With roughly 3.5 million Canadians using mobile banking apps, mobile security company McAfee says the amount of malicious software threatening mobile platforms is growing, too. But smartphone users in Canada aren’t that vulnerable to attack . . . yet.
“In the first quarter of 2012, we had already detected eight million new PC malware samples, showing that malware authors are continuing their unrelenting development of new malware,” says Vincent Weafer, senior vice president of McAfee Labs. “The same skills and techniques that were sharpened on the PC platform are increasingly being extended to other platforms, such as mobile and Mac; as more homes and businesses use these platforms the attacks will spread, which is why all users, no matter what their platforms, should take security and online safety precautions.”
According to the Toronto-based Solutions Research Group, less than 10 per cent of the population was using a smartphone in 2007. Thanks to the iPhone’s rise in popularity, there are now over 10 million smartphone users in Canada.
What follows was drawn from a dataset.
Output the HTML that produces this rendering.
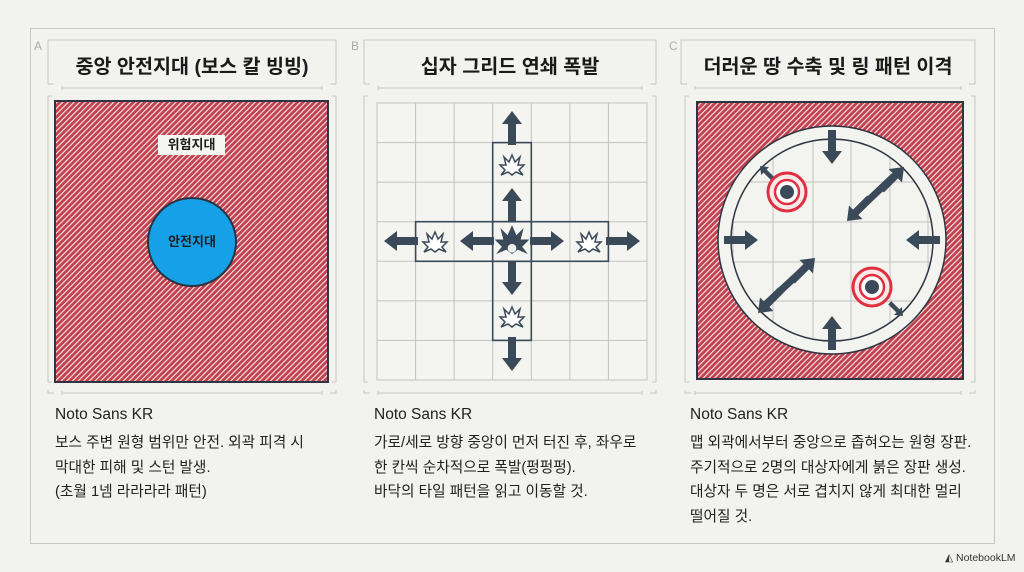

Doug Cooke, director of sales engineering for McAfee Canada, says because smartphones and other mobile devices are still so new, users aren’t thinking about security.
“With new toys, you’re mainly concerned with playing with that new toy, not thinking about security,” says Cooke. “Security is something you think about down the road.”
McAfee researchers collected 8,000 new mobile malware samples in the first quarter of 2012, compared to a year ago when there was almost no malware targeting mobile devices. In that period, they colleted nearly 7,000 samples of malware meant for the android platform, a 1,200 per cent increase from the number collected by December of last year.
“The primary reason is that Apple is doing a much better job in terms of monitoring the applications that get into their world,” says Cooke. “The marketplace in the android environment, it’s a little bit more of the wild west. There’s numerous places where you can get apps for the android.”
Mechanisms used by mobile hackers are nowhere near as sophisticated as those targeting PCs, but as the number of users increase, so will the amount of malware. Mobile banking is also on the rise, and Cooke says hackers particularly seek out opportunities to access financial information.
“So much of what the malware writers are trying to do is to be on your system but stealth, so they can gather information about your mobile device and send it out to the Internet so someone can use it.”
Cooke says the main thing hackers are able to accomplish with mobile devices is keystroke logging. If a financial transaction is being completed on a mobile device, the user often enters a personal information number to validate it. A hacker can log the user’s keystrokes, send the pin number to a command and control server, and gain access to the user’s mobile banking account. Cooke says, however, he’s not aware of any Canadian mobile banking apps being attacked in that way.
“There’s a lot of this activity in Asia, a little bit in the United States, but not much in Canada because we don’t have the same level of transaction activity happening through mobile devices…yet.”